I'm reading the Python 3 docs here and I must be blind or something... Where does it say how to get the body of a message?
What I want to do is to open a message and perform some loop in text-based bodies of the message, skipping binary attachments. Pseudocode:
def read_all_bodies(local_email_file):
email = Parser().parse(open(local_email_file, 'r'))
for pseudo_body in email.pseudo_bodies:
if pseudo_body.pseudo_is_binary():
continue
# Pseudo-parse the body here
How do I do that? Is even Message class correct class for this? Isn't it only for headers?

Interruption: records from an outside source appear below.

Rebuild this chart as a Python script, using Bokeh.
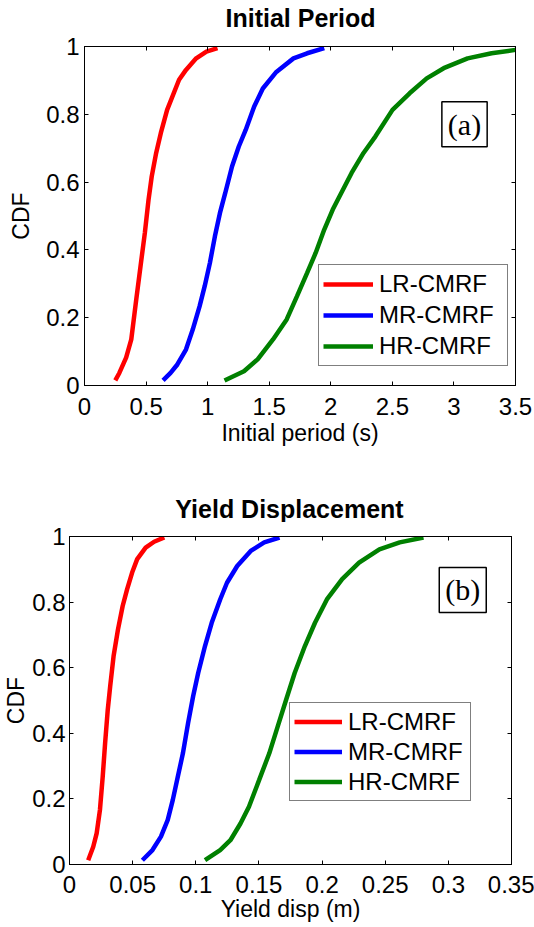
from bokeh.plotting import figure
from bokeh.models import Legend, LegendItem, Label, LinearAxis, FixedTicker, Range1d
from bokeh.layouts import column, row
from bokeh.core.properties import value
from bokeh.embed import file_html
from bokeh.resources import INLINE

series_names = ["LR-CMRF", "MR-CMRF", "HR-CMRF"]
series_colors = ["#ff0000", "#0000ff", "#008000"]

# ---- (a) Initial period ----
period_lr_x = [0.25, 0.283, 0.338, 0.38, 0.42, 0.455, 0.49, 0.52, 0.546, 0.582, 0.62, 0.671, 0.768, 0.824, 0.907, 0.99, 1.08]
period_lr_cdf = [0.015, 0.037, 0.082, 0.136, 0.253, 0.352, 0.45, 0.548, 0.617, 0.686, 0.745, 0.813, 0.902, 0.931, 0.965, 0.985, 0.995]
period_mr_x = [0.638, 0.699, 0.754, 0.824, 0.879, 0.935, 0.976, 1.018, 1.059, 1.1, 1.143, 1.198, 1.253, 1.309, 1.378, 1.448, 1.558, 1.697, 1.808, 1.947]
period_mr_cdf = [0.015, 0.037, 0.062, 0.106, 0.165, 0.234, 0.293, 0.361, 0.44, 0.509, 0.568, 0.646, 0.705, 0.754, 0.823, 0.876, 0.925, 0.965, 0.98, 0.995]
period_hr_x = [1.137, 1.295, 1.406, 1.531, 1.642, 1.725, 1.808, 1.877, 1.947, 2.016, 2.085, 2.169, 2.266, 2.363, 2.501, 2.64, 2.779, 2.917, 3.111, 3.306, 3.5]
period_hr_cdf = [0.015, 0.042, 0.077, 0.136, 0.195, 0.263, 0.332, 0.391, 0.46, 0.519, 0.568, 0.627, 0.686, 0.735, 0.813, 0.862, 0.906, 0.936, 0.965, 0.98, 0.99]
period_xticks = [0, 0.5, 1, 1.5, 2, 2.5, 3, 3.5]
period_xtick_labels = ["0", "0.5", "1", "1.5", "2", "2.5", "3", "3.5"]

# ---- (b) Yield displacement ----
yield_lr_x = [0.0148, 0.0188, 0.0215, 0.0241, 0.0263, 0.0282, 0.0303, 0.0322, 0.0349, 0.0384, 0.0421, 0.0456, 0.0496, 0.0536, 0.0603, 0.067, 0.0751]
yield_lr_cdf = [0.013, 0.054, 0.095, 0.166, 0.268, 0.37, 0.472, 0.543, 0.635, 0.717, 0.788, 0.839, 0.89, 0.931, 0.966, 0.984, 0.997]
yield_mr_x = [0.0577, 0.0657, 0.0724, 0.0778, 0.0818, 0.0858, 0.0898, 0.0939, 0.0979, 0.1019, 0.1073, 0.1126, 0.1193, 0.1247, 0.1328, 0.1435, 0.1542, 0.1663]
yield_mr_cdf = [0.013, 0.044, 0.085, 0.136, 0.197, 0.268, 0.339, 0.431, 0.513, 0.584, 0.666, 0.737, 0.808, 0.859, 0.91, 0.956, 0.982, 0.997]
yield_hr_x = [0.1073, 0.1193, 0.1274, 0.1354, 0.1421, 0.1502, 0.1582, 0.1649, 0.1716, 0.1783, 0.1864, 0.1944, 0.2038, 0.2159, 0.2293, 0.2454, 0.2615, 0.2803]
yield_hr_cdf = [0.013, 0.044, 0.074, 0.125, 0.176, 0.258, 0.339, 0.421, 0.503, 0.584, 0.666, 0.737, 0.808, 0.87, 0.92, 0.961, 0.982, 0.997]
yield_xticks = [0, 0.05, 0.1, 0.15, 0.2, 0.25, 0.3, 0.35]
yield_xtick_labels = ["0", "0.05", "0.1", "0.15", "0.2", "0.25", "0.3", "0.35"]

cdf_ticks = [0, 0.2, 0.4, 0.6, 0.8, 1]
cdf_tick_labels = ["0", "0.2", "0.4", "0.6", "0.8", "1"]

titles = ["Initial Period", "Yield Displacement"]
FONT = "Liberation Sans"


def style_axis(ax, ticks, labels, show_labels=True, standoff=5):
    ax.ticker = FixedTicker(ticks=ticks)
    ax.minor_tick_line_color = None
    ax.major_tick_in = 4
    ax.major_tick_out = 0
    ax.major_tick_line_color = "black"
    ax.axis_line_color = "black"
    if show_labels:
        ax.major_label_overrides = {t: l for t, l in zip(ticks, labels)}
        ax.major_label_text_font = FONT
        ax.major_label_text_color = "black"
        ax.major_label_text_font_size = "24px"
        ax.major_label_standoff = standoff
    else:
        ax.major_label_overrides = {t: "" for t in ticks}
        ax.major_label_text_color = None
        ax.major_label_text_font_size = "1px"
        ax.major_label_standoff = 0


def title_fig(text, h, cx, cy):
    t = figure(width=534, height=h, output_backend="svg", toolbar_location=None,
               x_range=Range1d(0, 534), y_range=Range1d(0, h),
               x_axis_type=None, y_axis_type=None, min_border=0)
    t.min_border_left = t.min_border_right = t.min_border_top = t.min_border_bottom = 0
    t.outline_line_color = None
    t.grid.visible = False
    t.text(x=[cx], y=[cy], text=[text], text_font=value(FONT), text_font_size="25px",
           text_font_style="bold", text_color="black", text_align="center", text_baseline="middle")
    return t


def make_panel(xlabel, xmax, xticks, xlabels, xs, ys, fig_h, bl, br, bt, bb,
               tick_standoff, ytick_standoff, xlab_standoff, ylab_standoff,
               legend_loc, legend_gw, legend_lh, legend_lw, tag, tag_x, tag_y):
    p = figure(width=534, height=fig_h, output_backend="svg", toolbar_location=None,
               x_range=Range1d(0, xmax), y_range=Range1d(0, 1),
               min_border_left=bl, min_border_right=br, min_border_top=bt, min_border_bottom=bb)
    p.grid.visible = False
    p.outline_line_color = "black"
    p.outline_line_width = 1
    p.background_fill_color = "white"
    p.border_fill_color = "white"

    style_axis(p.xaxis[0], xticks, xlabels, standoff=tick_standoff)
    style_axis(p.yaxis[0], cdf_ticks, cdf_tick_labels, standoff=ytick_standoff)
    p.xaxis[0].axis_label = xlabel
    p.xaxis[0].axis_label_standoff = xlab_standoff
    p.yaxis[0].axis_label = "CDF"
    p.yaxis[0].axis_label_standoff = ylab_standoff
    for ax in (p.xaxis[0], p.yaxis[0]):
        ax.axis_label_text_font = FONT
        ax.axis_label_text_font_size = "23px"
        ax.axis_label_text_font_style = "normal"
        ax.axis_label_text_color = "black"

    top_ax = LinearAxis()
    style_axis(top_ax, xticks, xlabels, show_labels=False)
    p.add_layout(top_ax, "above")
    right_ax = LinearAxis()
    style_axis(right_ax, cdf_ticks, cdf_tick_labels, show_labels=False)
    p.add_layout(right_ax, "right")

    items = []
    for name, color, x, y in zip(series_names, series_colors, xs, ys):
        r = p.line(x, y, line_color=color, line_width=4.5)
        items.append(LegendItem(label=name, renderers=[r]))

    legend = Legend(items=items, location=legend_loc,
                    label_text_font=FONT, label_text_font_size="24px", label_text_color="black",
                    glyph_width=legend_gw, glyph_height=legend_lh, label_height=legend_lh,
                    label_width=legend_lw, label_standoff=6, spacing=1, padding=4, margin=0,
                    border_line_color="black", border_line_width=1.2,
                    background_fill_color="white", background_fill_alpha=1)
    p.add_layout(legend, "center")

    tag_lab = Label(x=tag_x, y=tag_y, text=tag, text_font="Liberation Serif", text_font_size="30px",
                    text_color="black", text_align="center", text_baseline="middle",
                    border_line_color="black", border_line_width=1.5,
                    background_fill_color="white", padding=6)
    p.add_layout(tag_lab)
    return p


t1 = title_fig(titles[0], 32, 300, 15)
p1 = make_panel("Initial period (s)", 3.5, period_xticks, period_xtick_labels,
                [period_lr_x, period_mr_x, period_hr_x],
                [period_lr_cdf, period_mr_cdf, period_hr_cdf],
                431, 84, 19, 14, 78, 12, 5, 2, 9,
                (234, 19), 50, 30, 124, "(a)", 3.086, 0.771)
t2 = title_fig(titles[1], 59, 289, 14)
p2 = make_panel("Yield disp (m)", 0.35, yield_xticks, yield_xtick_labels,
                [yield_lr_x, yield_mr_x, yield_hr_x],
                [yield_lr_cdf, yield_mr_cdf, yield_hr_cdf],
                405, 67, 23, 14, 63, 11, 4, 0, 0,
                (220, 63), 48, 29, 118, "(b)", 0.3114, 0.837)

layout = column(row(t1), row(p1), row(t2), row(p2), spacing=0)
open("out.html", "w").write(file_html(layout, INLINE))
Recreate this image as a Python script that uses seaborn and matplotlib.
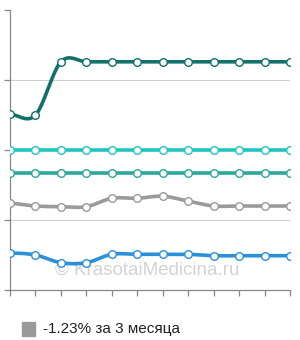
import numpy as np
import pandas as pd
import matplotlib
matplotlib.use("Agg")
import matplotlib.pyplot as plt
import seaborn as sns
from matplotlib.patches import Rectangle

# ---- data ----
months = list(range(12))
s_dark = [2.51, 2.50, 3.26, 3.26, 3.26, 3.26, 3.26, 3.26, 3.26, 3.26, 3.26, 3.26]
s_cyan = [2.00] * 12
s_teal = [1.67] * 12
s_gray = [1.24, 1.20, 1.19, 1.19, 1.31, 1.31, 1.34, 1.27, 1.20, 1.20, 1.20, 1.20]
s_blue = [0.53, 0.50, 0.39, 0.39, 0.51, 0.51, 0.51, 0.51, 0.49, 0.49, 0.49, 0.49]
series = [s_dark, s_cyan, s_teal, s_gray, s_blue]
colors = ["#13706a", "#1fc6bd", "#2ba79b", "#9a9a9a", "#2a91d8"]
legend_label = "-1.23% за 3 месяца"
watermark = "© KrasotaiMedicina.ru"


def smooth(xs, ys, n=20):
    xs = np.asarray(xs, float); ys = np.asarray(ys, float)
    px = np.concatenate([[2 * xs[0] - xs[1]], xs, [2 * xs[-1] - xs[-2]]])
    py = np.concatenate([[ys[0]], ys, [ys[-1]]])
    ox, oy = [], []
    t = np.linspace(0, 1, n, endpoint=False)
    for i in range(1, len(px) - 2):
        for arr, out in ((px, ox), (py, oy)):
            p0, p1, p2, p3 = arr[i - 1], arr[i], arr[i + 1], arr[i + 2]
            out.extend(0.5 * ((2 * p1) + (-p0 + p2) * t
                              + (2 * p0 - 5 * p1 + 4 * p2 - p3) * t ** 2
                              + (-p0 + 3 * p1 - 3 * p2 + p3) * t ** 3))
    ox.append(xs[-1]); oy.append(ys[-1])
    return np.array(ox), np.array(oy)


sns.set_style("white")
plt.rcParams["font.family"] = ["Liberation Sans", "DejaVu Sans"]

fig = plt.figure(figsize=(3.0, 3.4), dpi=100)
ax = fig.add_axes([10 / 300, 50 / 340, 280 / 300, 280 / 340])

for ys, c in zip(series, colors):
    sx, sy = smooth(months, ys)
    sns.lineplot(x=sx, y=sy, ax=ax, color=c, lw=2.6, sort=False, estimator=None, zorder=2)
    sns.scatterplot(x=months, y=ys, ax=ax, color="white", edgecolor=c, s=30,
                    linewidth=1.0, zorder=3)

ax.set_xlim(0, 11)
ax.set_ylim(0, 4)
ax.set_yticks([0, 1, 2, 3, 4])
ax.set_xticks(months)
ax.set_yticklabels([])
ax.set_xticklabels([])
for y in [1, 2, 3]:
    ax.axhline(y, color="#d0d0d0", lw=0.8, zorder=1)
for side in ["top", "right"]:
    ax.spines[side].set_visible(False)
for side in ["left", "bottom"]:
    ax.spines[side].set_color("#888888")
    ax.spines[side].set_linewidth(0.9)
ax.tick_params(axis="both", length=4, width=0.9, color="#888888",
               left=True, bottom=True)

ax.text(0.49, 0.07, watermark, transform=ax.transAxes, ha="center", va="center",
        fontsize=13.5, color="#d3d3d3", zorder=0)

fig.add_artist(Rectangle((22 / 300, (340 - 336) / 340), 13 / 300, 14 / 340,
                         transform=fig.transFigure, color="#9a9a9a"))
fig.text(43 / 300, (340 - 329) / 340, legend_label, ha="left", va="center",
         fontsize=11, color="#222222")

fig.savefig("out.png", dpi=100)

This is best done using two functions:
get_payload
returns string in the message. If message is multipart, it returns list of sub-messagesThis is how it can be done:
def parse_file_bodies(filename):
# Opens file and parses email
email = Parser().parse(open(filename, 'r'))
# For multipart emails, all bodies will be handled in a loop
if email.is_multipart():
for msg in email.get_payload():
parse_single_body(msg)
else:
# Single part message is passed diractly
parse_single_body(email)
def parse_single_body(email):
payload = email.get_payload(decode=True)
# The payload is binary. It must be converted to
# python string depending in input charset
# Input charset may vary, based on message
try:
text = payload.decode("utf-8")
# Now you can work with text as with any other string:
...
except UnicodeDecodeError:
print("Error: cannot parse message as UTF-8")
return